Turns out she did. She’d just graduated with her master’s and worked in the finance department of a plumbing supply warehouse called George T Sanders. She knew the warehouse proper was looking for a puller and stocker, lovingly referred to as PUK’s. She gave me the number for the HR manager and told me she’d put in a good word. I called the next day, and indeed, she had put in a good word as I got the job on the spot.

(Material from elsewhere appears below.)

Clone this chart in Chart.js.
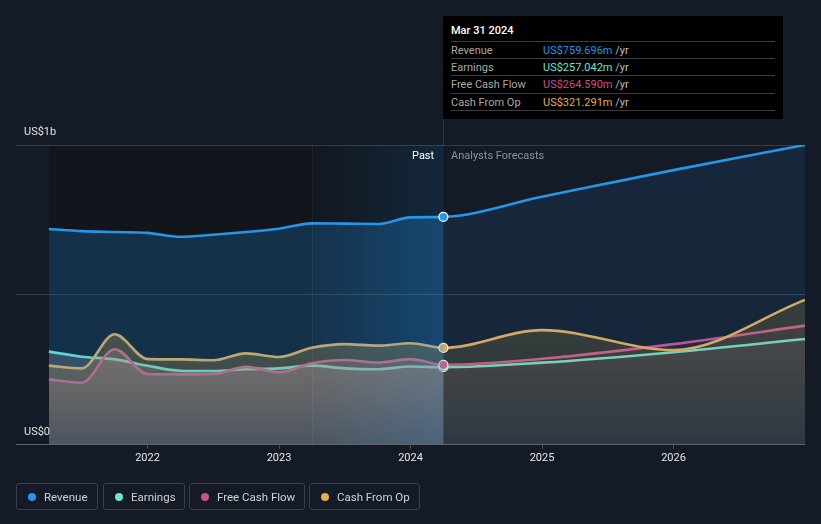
<!DOCTYPE html>
<html>
<head>
<meta charset="utf-8">
<script src="https://cdn.jsdelivr.net/npm/chart.js@4.4.1/dist/chart.umd.min.js"></script>
<style>
  html, body { margin:0; padding:0; background:#151b26; width:821px; height:524px; overflow:hidden; font-family: Roboto, "Noto Sans", Arial, sans-serif; }
  #wrap { position:absolute; left:0; top:0; width:821px; height:524px; }
  #chartBox { position:absolute; left:0; top:0; width:821px; height:524px; }
  .lbl { position:absolute; font-size:11px; line-height:14px; white-space:nowrap; }
  #tip { position:absolute; left:443px; top:16px; width:340px; height:103px; background:#000; }
  #tip .title { position:absolute; left:8px; top:8px; font-size:11px; line-height:14px; color:#fff; font-weight:500; }
  #tip .row { position:absolute; left:8px; width:324px; height:17px; border-top:1px solid #3c3c3c; font-size:11px; line-height:17px; }
  #tip .row .k { position:absolute; left:0; color:#a8a8a8; }
  #tip .row .v { position:absolute; left:92px; }
  #tip .row .u { color:#bdbdbd; }
  #tip .last { position:absolute; left:8px; width:324px; top:94px; border-top:1px solid #3c3c3c; }
  .leg { position:absolute; top:483px; height:27px; border:1px solid #3a3f4a; border-radius:3px; box-sizing:border-box; font-size:11.5px; line-height:26px; color:#d2d2d2; }
  .leg .dot { position:absolute; left:11px; top:9px; width:8px; height:8px; border-radius:50%; }
  .leg .t { position:absolute; left:27px; }
</style>
</head>
<body>
<div id="wrap">
  <div id="chartBox"><canvas id="c"></canvas></div>
  <div class="lbl" style="left:24px; top:125px; color:#e2e2e2;">US$1b</div>
  <div class="lbl" style="left:24px; top:425px; color:#e2e2e2;">US$0</div>
  <div class="lbl" style="left:412px; top:149px; color:#ffffff;">Past</div>
  <div class="lbl" style="left:451px; top:149px; color:#8e939b;">Analysts Forecasts</div>
  <div id="tip"></div>
  <div id="legend"></div>
</div>
<script>
// ---- data (US$ millions) ----
const pastDates     = [2021.25, 2021.5, 2021.75, 2022, 2022.25, 2022.5, 2022.75, 2023, 2023.25, 2023.5, 2023.75, 2024, 2024.25];
const forecastDates = [2025, 2026, 2027];

const revenuePast  = [719, 712, 709, 706, 693, 700, 709, 720, 738, 737, 736, 758, 759.696];
const revenueFc    = [827, 916, 1000];
const earningsPast = [309, 292, 283, 262, 245, 244, 250, 253, 262, 253, 250, 259, 257.042];
const earningsFc   = [272, 307, 351];
const fcfPast      = [216, 205, 317, 234, 233, 234, 258, 240, 270, 281, 272, 284, 264.590];
const fcfFc        = [285, 334, 396];
const cfoPast      = [262, 253, 367, 284, 283, 280, 303, 291, 322, 334, 329, 337, 321.291];
const cfoFc        = [381, 314, 482];

const yearTicks  = [2022, 2023, 2024, 2025, 2026];
const yTicks     = [0, 500, 1000];
const xMin = 2021, xMax = 2027;
const bandStart = 2023.25;          // start of highlighted "past" band
const pastEnd   = 2024.25;          // Mar 31 2024
const tipTitle  = 'Mar 31 2024';

const seriesNames = ['Revenue', 'Earnings', 'Free Cash Flow', 'Cash From Op'];
const seriesColors = ['#2596e8', '#6ce5d0', '#cc4f8c', '#e8ab55'];
const tipValues = ['US$759.696m', 'US$257.042m', 'US$264.590m', 'US$321.291m'];

function toPoints(d1, v1, d2, v2) {
  return d1.map((x, i) => ({x, y: v1[i]})).concat(d2.map((x, i) => ({x, y: v2[i]})));
}

// ---- tooltip box & legend (HTML text) ----
(function buildHtml() {
  const tip = document.getElementById('tip');
  let html = '<div class="title">' + tipTitle + '</div>';
  const tops = [25, 42, 59, 77];
  seriesNames.forEach((n, i) => {
    html += '<div class="row" style="top:' + tops[i] + 'px"><span class="k">' + n + '</span>' +
      '<span class="v"><span style="color:' + seriesColors[i] + '">' + tipValues[i] + '</span><span class="u"> /yr</span></span></div>';
  });
  html += '<div class="last"></div>';
  tip.innerHTML = html;
  const leg = document.getElementById('legend');
  const lefts = [16, 103, 189, 309], widths = [82, 82, 116, 111];
  let lh = '';
  seriesNames.forEach((n, i) => {
    lh += '<div class="leg" style="left:' + lefts[i] + 'px;width:' + widths[i] + 'px"><span class="dot" style="background:' + seriesColors[i] + '"></span><span class="t">' + n + '</span></div>';
  });
  leg.innerHTML = lh;
})();

// ---- fills built as patterns (horizontal past/forecast split + vertical fade) ----
const fillCache = {};
function makeFill(chart, key, rgb, aPast, aBand, aFc, fade) {
  const area = chart.chartArea;
  if (!area || !chart.scales.x) return 'rgba(0,0,0,0)';
  const ck = key + ':' + chart.width + 'x' + chart.height + ':' + area.left + ',' + area.top;
  if (fillCache[ck]) return fillCache[ck];
  const w = chart.width, h = chart.height;
  const cv = document.createElement('canvas'); cv.width = w; cv.height = h;
  const g = cv.getContext('2d');
  const xs = chart.scales.x, ys = chart.scales.y;
  const xb = xs.getPixelForValue(bandStart), xe = xs.getPixelForValue(pastEnd);
  const col = a => 'rgba(' + rgb + ',' + a + ')';
  g.fillStyle = col(aPast); g.fillRect(0, 0, xb, h);
  const lg = g.createLinearGradient(xb, 0, xe, 0);
  lg.addColorStop(0, col(aPast)); lg.addColorStop(1, col(aBand));
  g.fillStyle = lg; g.fillRect(xb, 0, xe - xb, h);
  g.fillStyle = col(aFc); g.fillRect(xe, 0, w - xe, h);
  if (fade) {
    g.globalCompositeOperation = 'destination-in';
    const vg = g.createLinearGradient(0, ys.getPixelForValue(380), 0, ys.getPixelForValue(0));
    vg.addColorStop(0, 'rgba(0,0,0,1)'); vg.addColorStop(1, 'rgba(0,0,0,' + fade + ')');
    g.fillStyle = vg; g.fillRect(0, 0, w, h);
  }
  const p = chart.ctx.createPattern(cv, 'no-repeat');
  fillCache[ck] = p;
  return p;
}

const bgPlugin = {
  id: 'bgPlugin',
  beforeDraw(chart) {
    const {ctx, chartArea: a, scales: {x}} = chart;
    ctx.save();
    ctx.fillStyle = '#151b26';
    ctx.fillRect(0, 0, chart.width, chart.height);
    const x0 = x.getPixelForValue(pastDates[0]);
    const xb = x.getPixelForValue(bandStart);
    const xe = x.getPixelForValue(pastEnd);
    ctx.fillStyle = '#12151c';
    ctx.fillRect(x0, a.top, xb - x0, a.bottom - a.top);
    const lg = ctx.createLinearGradient(xb, 0, xe, 0);
    lg.addColorStop(0, '#12171f'); lg.addColorStop(1, '#12283c');
    ctx.fillStyle = lg;
    ctx.fillRect(xb, a.top, xe - xb, a.bottom - a.top);
    ctx.restore();
  },
  afterDatasetsDraw(chart) {
    const {ctx, chartArea: a, scales: {x}} = chart;
    const xb = x.getPixelForValue(bandStart);
    ctx.save();
    ctx.strokeStyle = 'rgba(255,255,255,0.06)';
    ctx.lineWidth = 1;
    ctx.beginPath(); ctx.moveTo(Math.round(xb) + 0.5, a.top); ctx.lineTo(Math.round(xb) + 0.5, a.bottom); ctx.stroke();
    ctx.restore();
  },
  afterDraw(chart) {
    const {ctx, chartArea: a, scales: {x}} = chart;
    const xe = x.getPixelForValue(pastEnd);
    ctx.save();
    ctx.strokeStyle = 'rgba(255,255,255,0.13)';
    ctx.lineWidth = 1;
    ctx.beginPath(); ctx.moveTo(Math.round(xe) + 0.5, 119); ctx.lineTo(Math.round(xe) + 0.5, a.top); ctx.stroke();
    ctx.restore();
  }
};

function pr(ctx) { return ctx.raw && ctx.raw.x === pastEnd ? 4.5 : 0; }

const common = {
  borderWidth: 2.6,
  cubicInterpolationMode: 'monotone',
  fill: 'origin',
  pointRadius: pr,
  pointHoverRadius: 0,
  pointBorderColor: '#ffffff',
  pointBorderWidth: 1.2
};

new Chart(document.getElementById('c'), {
  type: 'line',
  data: {
    datasets: [
      Object.assign({}, common, {
        label: seriesNames[0], order: 0,
        data: toPoints(pastDates, revenuePast, forecastDates, revenueFc),
        borderColor: seriesColors[0], pointBackgroundColor: seriesColors[0],
        backgroundColor: c => makeFill(c.chart, 'rev', '33,150,243', 0.21, 0.28, 0.10, 0)
      }),
      Object.assign({}, common, {
        label: seriesNames[1], order: 3,
        data: toPoints(pastDates, earningsPast, forecastDates, earningsFc),
        borderColor: seriesColors[1], pointBackgroundColor: seriesColors[1],
        backgroundColor: c => makeFill(c.chart, 'ear', '215,200,190', 0.25, 0.25, 0.08, 0.45)
      }),
      Object.assign({}, common, {
        label: seriesNames[2], order: 2,
        data: toPoints(pastDates, fcfPast, forecastDates, fcfFc),
        borderColor: seriesColors[2], pointBackgroundColor: seriesColors[2],
        backgroundColor: c => makeFill(c.chart, 'fcf', '220,120,140', 0.3, 0.3, 0.06, 0.45)
      }),
      Object.assign({}, common, {
        label: seriesNames[3], order: 1,
        data: toPoints(pastDates, cfoPast, forecastDates, cfoFc),
        borderColor: seriesColors[3], pointBackgroundColor: seriesColors[3],
        backgroundColor: c => makeFill(c.chart, 'cfo', '232,165,40', 0.3, 0.3, 0.17, 0.45)
      })
    ]
  },
  options: {
    responsive: true,
    maintainAspectRatio: false,
    animation: false,
    events: [],
    layout: { padding: { left: 16, right: 16, top: 145, bottom: 0 } },
    plugins: { legend: { display: false }, tooltip: { enabled: false } },
    scales: {
      x: {
        type: 'linear', min: xMin, max: xMax,
        afterBuildTicks: s => { s.ticks = yearTicks.map(v => ({value: v})); },
        afterFit: s => { s.height = 80; },
        ticks: { color: '#e6e6e6', font: { family: 'Roboto', size: 11 }, padding: 3, maxRotation: 0, autoSkip: false, callback: v => String(v) },
        grid: { drawOnChartArea: false, drawTicks: true, tickLength: 5, tickColor: 'rgba(255,255,255,0.22)' },
        border: { display: true, color: 'rgba(255,255,255,0.2)' }
      },
      y: {
        min: 0, max: 1000,
        afterBuildTicks: s => { s.ticks = yTicks.map(v => ({value: v})); },
        afterFit: s => { s.width = 0; },
        ticks: { display: false },
        grid: { color: 'rgba(255,255,255,0.15)', drawTicks: false },
        border: { display: false }
      }
    }
  },
  plugins: [bgPlugin]
});
</script>
</body>
</html>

Dressed to the nine’s in my blue jeans, vans, t-shirt, and hoodie, I started the 1st day by pulling lavs (toilet bowls) off pallets and putting them on shelves. All-day. Seriously. The job paid $7.50 an hour, and that my friends, was the cheddar, as most of my comrades were only making $7 an hour. Only two weeks before I left this job did I get word that most puk’s got pulled onto plumbing crews and made $9 as assistant apprentices. For the record, I do not consider it a missed opportunity.

Prosperous employment at George T continued through the fall into the winter and spring before I finally started evaluating my life and the Groundhog Day it had become. I would regularly call home to talk to my wonderful Mother, who was always interested in checking in with me for some reason. I had vented my boredom to her, and she told me one night, “Spence, why don’t you go on a mission and grow spiritually by serving the Lord?” delivered in a loving and non-admonished way as a question. See, my mom had always been in my corner and had always been the person championing me. So when she said that to me, I took stock. Born under the covenant, raised by goodly parents (by the way, it took me a few reads to understand Nephi never said “perfect parents”… ) it impacted me when she asked me this serious question.

After some pondering, I decided to read the Book of Mormon and get a firm answer, as I felt that I needed something concrete to determine that I’d devote two years of my life. If you know me, I don’t like doing things halfway… can’t do things halfway is more accurate. I was conscious of this at that age and knew that it would not be a lasting decision unless I built it on rock. I started with the simple goal that I’d test Moroni’s promise that if you read the Book of Mormon and sincerely pray about it, you’ll obtain an answer. So, read read read read and seven days later I’d finished… at about 3 am. As soon as I was done, I hit my knees and began a prayer, and what happened next… I woke up to my alarm, and I was late for George T.

Folding up my scriptures and pulling my knees from the damp concrete I’d decided to sleep on as my head rested on the futon. I ran to the bathroom and brushed my teeth while changing clothes. The Scout had gone bust at this point, so I had to sprint to the bus to make it. I got into work about 30min late after missing the regular bus line and began putting up stock immediately to assure that I didn’t get behind. It was mid-day during lunch that I had the chance to escape with my sandwich and sit amongst the unused lavs that I again had to stock after my break.

As I sat there, I began thinking about the night before, and I prayed. And nothing. Nothing immediately happened. I was disappointed. Time for lunch was over, and I got to work putting up the lavs again and thought about the investment that I’d made of reading, the early morning seminary, and all the Sundays, and my 18-year-old self got mad. I’d done it, everything I was asked, and where were the promised results? I fell to my knees out of habit that loving parents had instilled and asked why I could not have an answer.

It was here, at George T Sanders in Arvada, Colorado. Kneeling on warehouse concrete, again, among toilets and other plumbing fixtures, the Lord changed my heart instantly. The despair, disappointment, and anger of injustice were all supplanted with love. Not kitty, bunny, love, but the love you can only feel from a Heavenly Father. Immediately overcome with excitement and emotion, I heard the spirit as a voice in my mind testifying of the Savior, His Church, the doctrine, the restoration, and so many other things all at once.

This experience changed my life. There have been many other sacred experiences that have shaped it before and since, but this was a pivotal moment in my life where the Lord’s hand was evident. I’ll always be grateful for the parents I have that taught me the gospel and to be kind to others. I bear my testimony of our Lord and his hand in our lives. Our Heavenly Father knows you and me and is involved in assuring that we grow into our fullest potential. In the name of Jesus Christ, Amen.